Swinburne’s Case for God – Part 4
Does the utterance of the words ‘God exists’ amount to a meaningful utterance? Does this utterance express a statement? Two considerations support the claim that this is a meaningful utterance:
1. ‘God exists’ is a grammatical sentence.
2. The word ‘exists’ has an established meaning.
The main question to consider is whether the word ‘God’ has a meaning.
Many utterances of the form ‘X exists’ are obviously meaningful utterances that express a statement:
- Chickens exist.
- The Earth exists.
- Oxygen exists.
Plenty of false and implausible statements are of this form:
- Unicorns exist.
- Ghosts exist.
- ESP exists.
But such false and implausible assertions, are still utterances of meaningful sentences. In fact, we can know such assertions to be false or implausible only because we understand what they mean.
But what about the word ‘God’? Does this word have an established meaning?
No doubt the word ‘God’ is a bit unclear apart from some context. There are a diversity of views and beliefs about ‘God’ and about religion among human beings. But if the assertion ‘God exists’ is placed in the context of traditional Jewish or Christian religious belief and theology, then that narrows the possible meanings considerably.
There is a core concept behind the term ‘God’ that provides an initial clarification of this term:
Definition 1: Something is God if and only if it is the only perfect person.
This definition is somewhat unclear, but it seems to me to be clear enough to show that the utterance of the words ‘God exists’ in the context of traditional Jewish or Christian belief/theology is a meaningful utterance that expresses a statement.
This concept of God is somewhat unclear and problematic because the word ‘perfect’ is a normative term, and given the diversity of norms and values among human beings, it is less than obvious what would constitute a perfect person. However, the unclarity and ambiguity here is not so extreme that we have no idea what the phrase ‘perfect person’ means.
In any case, in the context of traditional Jewish and Christian belief, we have a pretty good idea of some of the implications of the idea of a ‘perfect person’ and can cash out this concept in somewhat less problematic terms:
Definition 2: Something is God if and only if it is the only person who has unlimited knowledge, unlimited power, and unlimited freedom.

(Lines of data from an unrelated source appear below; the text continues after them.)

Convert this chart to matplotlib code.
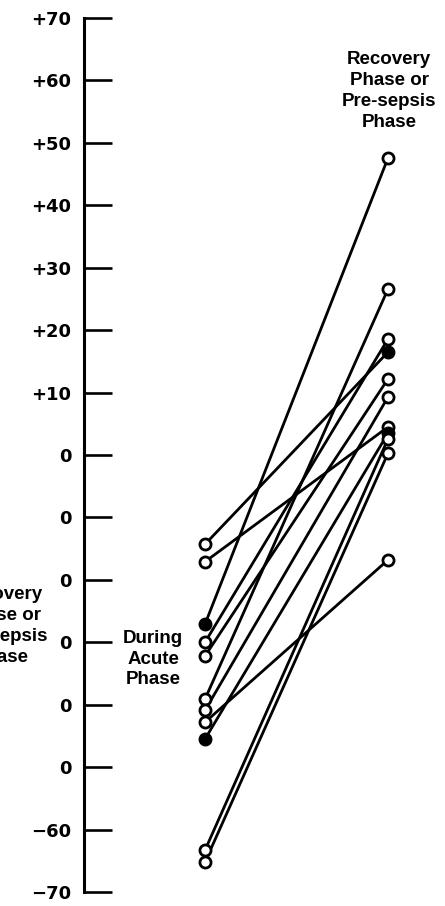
import matplotlib
matplotlib.use("Agg")
import matplotlib.pyplot as plt

# ---- data ----
acute = [-14.3, -17.1, -27.1, -30.0, -32.2, -39.1, -40.9, -42.8, -45.5, -63.3, -65.2]
acute_filled = [False, False, True, False, False, False, False, False, True, False, False]
recovery = [16.5, 4.5, 47.6, 18.6, 12.2, 26.6, 9.3, -16.8, 3.5, 2.6, 0.3]
recovery_filled = [True, False, False, False, False, False, False, False, True, False, False]

ytick_values = [70, 60, 50, 40, 30, 20, 10, 0, -10, -20, -30, -40, -50, -60, -70]
ytick_labels = ["+70", "+60", "+50", "+40", "+30", "+20", "+10", "0",
                "0", "0", "0", "0", "0", "\u221260", "\u221270"]

W, H = 445, 906
fig = plt.figure(figsize=(W / 100, H / 100), dpi=100)

spine_x = 84
top_px, bot_px = 18, 892
ax = fig.add_axes([spine_x / W, (H - bot_px) / H, (W - spine_x) / W, (bot_px - top_px) / H])
ax.patch.set_alpha(0)
ax.set_ylim(-70, 70)
ax.set_xlim(-0.661, 1.311)

for s in ["top", "right", "bottom"]:
    ax.spines[s].set_visible(False)
ax.spines["left"].set_linewidth(2.2)
ax.set_xticks([])
ax.set_yticks(ytick_values)
ax.set_yticklabels(ytick_labels, fontfamily="DejaVu Sans", fontweight="bold", fontsize=13)
ax.tick_params(axis="y", direction="in", length=20, width=1.9, pad=9)

# lines
for a, r in zip(acute, recovery):
    ax.plot([0, 1], [a, r], color="black", lw=2.0, solid_capstyle="round", zorder=2, clip_on=False)

# markers
for x, vals, fills in [(0, acute, acute_filled), (1, recovery, recovery_filled)]:
    for v, f in zip(vals, fills):
        ax.plot([x], [v], marker="o", markersize=8, mew=2.0, mec="black",
                mfc="black" if f else "white", zorder=3, clip_on=False)

lab = dict(fontfamily="Liberation Sans", fontweight="bold", fontsize=13.5,
           ha="center", va="center", multialignment="center", linespacing=1.3)

fig.text(389 / W, 1 - 91 / H, "Recovery\nPhase or\nPre-sepsis\nPhase", **lab)
fig.text(153 / W, 1 - 659 / H, "During\nAcute\nPhase", **lab)
fig.text(1 / W, 1 - 626 / H, "Recovery\nPhase or\nPre-sepsis\nPhase", **lab)

fig.savefig("out.png", dpi=100)
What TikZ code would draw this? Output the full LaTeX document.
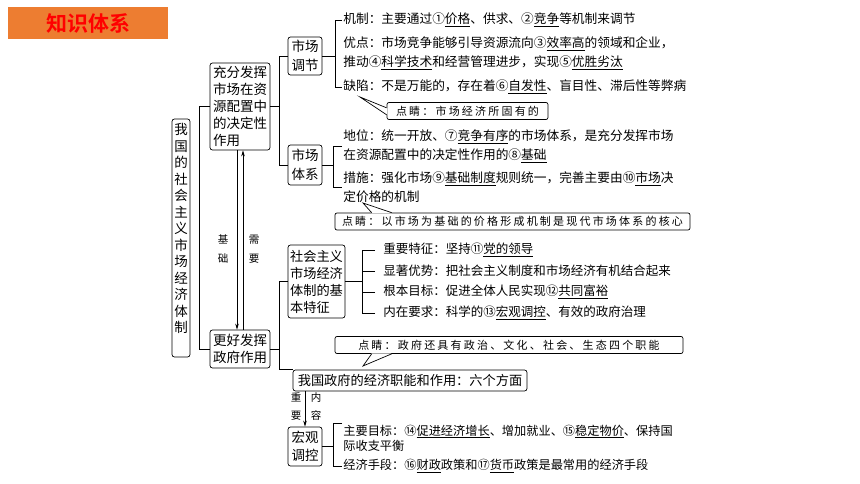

This definition contains the divine attributes that Swinburne sees as the core divine attributes. Other divine attributes are inferred from these core attributes.
These core divine attributes are not perfectly clear; each of these attributes is itself in need of careful definition, if one is to think clearly about the existence or nature of God. But one does not need to acheive the crystal clear conception of a philosopher of religion in order to understand the meaning of ‘God exists’. Clarification is an iterative process, and a learning process that requires time and effort. One must start somewhere, and it seems to me that Definition 2 provides a good starting point for thinking about ‘God’ and the assertion ‘God exists’.
If one does not buy Swinburne’s attempt to derive the divine attribute of perfect goodness from the three divine attributes in Definition 2, then we can just modify the definition to specify this other attribute:
Definition 3: Something is God if and only if it is the only person who has unlimited knowledge, unlimited power, unlimited freedom, and is perfectly good.
There is enough meaning and clarity here to start engaging in intellectual enquiry into the question ‘Does God exist?’, and that implies that the words ‘God exists’ make a meaningful sentence that expresses a claim or statement, an idea that is true or false, accurate or inaccurate, probable or improbable, supported by available evidence or not supported by available evidence.
The divine attribute of ‘perfect goodness’ brings back the issue of normative concepts (i.e. moral goodness). Human beings hold a diversity of beliefs and values concerning morality and ethics, so the attribute of ‘perfect goodness’ brings some unclarity and ambiguity into the concept of ‘God’. One can choose, like Dawkins does, to simply cut out the normative aspect of the concept, and define ‘God’ in purely descriptive terms (e.g. as the creator or cause of the universe), but this is a significant departure from the concept of God in traditional Jewish and Christian religious belief and theology. So, I prefer to maintain the normative aspect of the concept, and to remain cautious and aware of the problematic and ambiguous nature of general normative concepts like ‘moral goodness’.
Perhaps it is best to think about the assertion that ‘God exists’ as a mixed claim that makes both a descriptive claim, and a normative one:
Definition 4: Something is God if and only if
(a) it is the only person who has who has unlimited knowledge, unlimited power, and unlimited freedom, AND
(b) that person is also perfectly good.
This definition might not be satisfactory as a technical definition for professional philosophers, but it is sufficient to show that the utterance of the words ‘God exists’ constitute a meaningful sentence that expresses a statement.